TV Review: The Last Man on Earth (3×13): “Find This Thing We Need To”

The worst episode of The Last Man on Earth since its nadir in the middle of the first season isn’t a result of lame humor or cliched writing, but from the epic pointlessness of the whole affair.

“Find This Thing We Need To” is a 22 minute slog with two plots that could have been completed in “Hair of the Dog” in five minutes (and would have made that episode a lot more rewarding to a watch in the process). The major plot of the episode goes absolutely nowhere. We don’t even get to find out who exactly it is under that Yoda mask.

The episode starts out with Carol showing the group a shadowy figure moving in the back of her pictures. This plot moves forward with beats that one would expect from Last Man at this point: Tandy, Carol and Erica find a cabin on the edge of their property where our mystery character has been living and scope it out in those absurd Christmas tree get-ups. When they get there, Erica and Carol note that the items in the house are hallmarks that a child has been living there (or, as Tandy notes in one of the few successful things in this episode, a Benjamin Button type).

Even though Tandy spends the night sleeping outside trying coerce the kid to show themselves, they never come out. An introduction right after Tandy’s sweet speech would have worked wonders for the episode’s pacing. Instead, all we get is the Yoda-masked figure popping out in the back of the characters’ car at the end.

By not revealing this character until next episode (or, even worse, the one after) only delays the inevitable and needlessly stretches out a plot that could have worked fine as a stand-alone plot. Instead, all it does is give the impression that writers have run out of ideas and are trying to spread out the four or five they have for the remaining episodes of the season. All this does is make for boring, pointless television with plot lines that overstay their welcome. The gags and standalone jokes are fine, but what The Last Man on Earth needs more than ever is focus and for at least one plot introduced in an episode being resolved by the end of it.

The B-plot fares a little better, but is still incredibly flawed. Todd and Gail try to get an uncooperative Melissa to reveal the name of the pill she took in Akron last episode. Melissa’s cryptic “Santa’s Penis” line is taken as a non-sequitur by the duo and they head over to a pharmacy. There, Gail loses the last remaining pill amongst their maybe pile.
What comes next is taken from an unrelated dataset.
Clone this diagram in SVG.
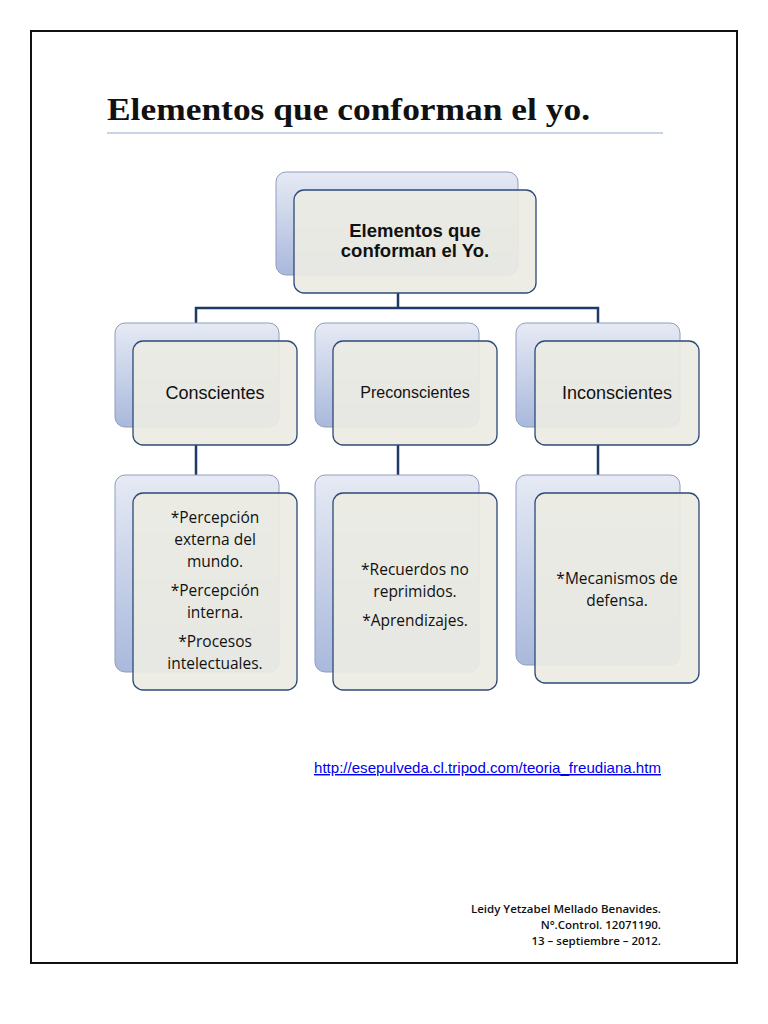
<svg xmlns="http://www.w3.org/2000/svg" width="768" height="1024" viewBox="0 0 768 1024">
<defs>
<linearGradient id="bg" x1="0" y1="0" x2="0" y2="1"><stop offset="0" stop-color="#e6eaf4"/><stop offset="1" stop-color="#a9b8dc"/></linearGradient>
<style>
.back{fill:url(#bg);stroke:#8f9dbd;stroke-width:1}
.front{fill:#ecebe3;fill-opacity:0.92;stroke:#2c4a78;stroke-width:1.3}
.c{stroke:#1d3b66;stroke-width:2.5;fill:none}
.t{font-family:"Liberation Sans",Arial,sans-serif;fill:#111;text-anchor:middle}
.b{font-family:"Open Sans","DejaVu Sans",sans-serif;fill:#111;text-anchor:middle;font-size:15.5px}
</style>
</defs>
<rect width="768" height="1024" fill="#fff"/>
<rect x="31" y="31" width="706" height="932" fill="none" stroke="#111" stroke-width="2"/>
<text x="107" y="120" font-family="'Liberation Serif',serif" font-weight="bold" font-size="32" fill="#111" textLength="483" lengthAdjust="spacingAndGlyphs">Elementos que conforman el yo.</text>
<line x1="107" y1="133" x2="663" y2="133" stroke="#8fa9cc" stroke-width="1"/>
<g id="connectors">
<path class="c" d="M398 293V308M196 323V308H598V323M196 445V475M398 445V475M598 445V475"/>
</g>
<g id="root"><rect class="back" x="276" y="172" width="242" height="103" rx="10"/><rect class="front" x="294" y="190" width="242" height="103" rx="10"/>
<text class="t" font-weight="bold" font-size="18.5"><tspan x="415" y="237">Elementos que</tspan><tspan x="415" y="257">conforman el Yo.</tspan></text></g>
<g id="conscientes"><rect class="back" x="115" y="323" width="164" height="104" rx="10"/><rect class="front" x="133" y="341" width="164" height="104" rx="10"/><text class="t" x="215" y="399" font-size="18">Conscientes</text></g>
<g id="preconscientes"><rect class="back" x="315" y="323" width="164" height="104" rx="10"/><rect class="front" x="333" y="341" width="164" height="104" rx="10"/><text class="t" x="415" y="398" font-size="16">Preconscientes</text></g>
<g id="inconscientes"><rect class="back" x="516" y="323" width="164" height="104" rx="10"/><rect class="front" x="535" y="341" width="164" height="104" rx="10"/><text class="t" x="617" y="399" font-size="18">Inconscientes</text></g>
<g id="d1"><rect class="back" x="115" y="475" width="164" height="197" rx="10"/><rect class="front" x="133" y="493" width="164" height="197" rx="10"/>
<text class="b"><tspan x="215" y="523">*Percepción</tspan><tspan x="215" y="545">externa del</tspan><tspan x="215" y="567">mundo.</tspan><tspan x="215" y="596">*Percepción</tspan><tspan x="215" y="618">interna.</tspan><tspan x="215" y="647">*Procesos</tspan><tspan x="215" y="669">intelectuales.</tspan></text></g>
<g id="d2"><rect class="back" x="315" y="475" width="164" height="197" rx="10"/><rect class="front" x="333" y="493" width="164" height="197" rx="10"/>
<text class="b"><tspan x="415" y="575">*Recuerdos no</tspan><tspan x="415" y="597">reprimidos.</tspan><tspan x="415" y="626">*Aprendizajes.</tspan></text></g>
<g id="d3"><rect class="back" x="516" y="475" width="164" height="190" rx="10"/><rect class="front" x="535" y="493" width="164" height="190" rx="10"/>
<text class="b"><tspan x="617" y="584">*Mecanismos de</tspan><tspan x="617" y="606">defensa.</tspan></text></g>
<text x="314" y="773" font-family="'Liberation Sans',Arial,sans-serif" font-size="14.5" fill="#0000ee" text-decoration="underline" textLength="347" lengthAdjust="spacingAndGlyphs">http://esepulveda.cl.tripod.com/teoria_freudiana.htm</text>
<g font-family="'Open Sans','DejaVu Sans',sans-serif" font-size="11.5" font-weight="600" fill="#111" text-anchor="end">
<text x="661" y="913">Leidy Yetzabel Mellado Benavides.</text>
<text x="661" y="929">N°.Control. 12071190.</text>
<text x="661" y="945">13 – septiembre – 2012.</text>
</g>
</svg>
Todd is upset about Gail’s goof, but when she asks him to retrieve her accordion, he discovers the conditions of the cramped elevator where she was trapped for ten days and apologizes.

That sub-plot wraps up alright, but the actual B-plot has an ending that’s effectively a rare deus ex machina in a show that already operates on the suspension of disbelief: Gail discovers that one of their maybe drugs is Clozopine, and Melissa’s “Santa’s penis” retort was actually a weird clue to the identity of the drug. This whole running gag felt nonsensical, and the ending rushed. Not only that, but the show had already established that Erica could identify pills by sight, so it was also needless too. It would have been a good utilization of a heavily underused character, but heaven forbid the writers actually do anything plot-reliant with Cleopatra Coleman.

Find This Thing We Need To” is an extraordinarily lazy and disappointing piece of television that makes it seem like the show has run out of gas, even though it’s only a few weeks separated from two of the strongest episodes in the whole season. The Last Man on Earth has dug itself out of a hole before. It got unwatchably bad before it got consistently great, and it can do that same trick again. But before they get there, the writing staff needs to stop extending its plot arcs their breaking point because it’s killing all of the show’s forward momentum.